La estrategia de la memoria es impredecible. De repente te llegan recuerdos como éstos, sin venir a cuento, sin tener ninguna relación  con  lo que uno piensa, con lo que nos inquieta. Y en qué va a estar uno  pensando  si no es en el presente, y en aguantar, y en contrastar día a día la integridad de nuestra situación, y en estirar y retractilar la cabeza como una tortuga, y en caminar despacio, muy despacio, mirando y comprobando con suma atención dónde ponemos los pies a cada paso. 
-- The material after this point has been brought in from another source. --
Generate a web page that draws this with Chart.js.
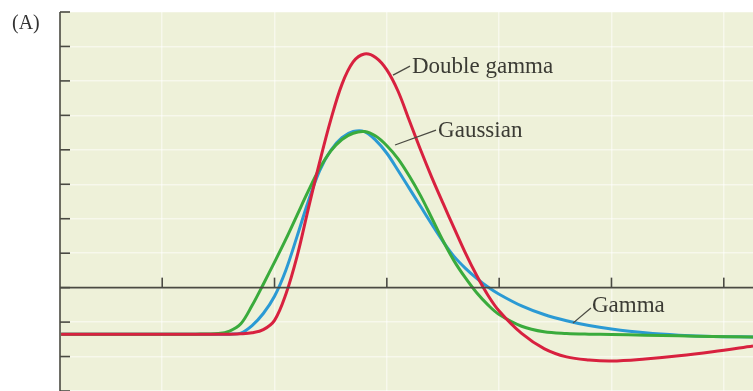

Han pasado cerca de 40 años desde los tiempos grises de la huelgas, de aquel  tiempo en que los derechos y la libertad se ganaban en la calle, y en la cárcel,  a riesgo seguro de la integridad física y económica; a riesgo, muchas veces, de la propia vida. Han pasado cerca de 40 años y  en mis recuerdos mis héroes todavía pisan el suelo de la casa donde nací, se revuelcan, luchan y agonizan sobre el terrazo resbaladizo, gritan con voz aguda soflamas de victoria, justicia y sacrificio, se intercambian los papeles, y siempre, siempre, el bien vence al mal,  aunque sé -ahora que asumo mi cobardía, ahora que incluso he renunciado a hacerme el valiente con la grandilocuencia de los gestos y de las grandes ideas en los bares, ahora que soy incapaz, siquiera, de participar en una manifestación- ahora sé  quién fue realmente  el único héroe que pisó  ese mismo suelo que todavía, de vez en cuando, transito de la manera más parecida a la de un pusilánime que camina hacia su destino.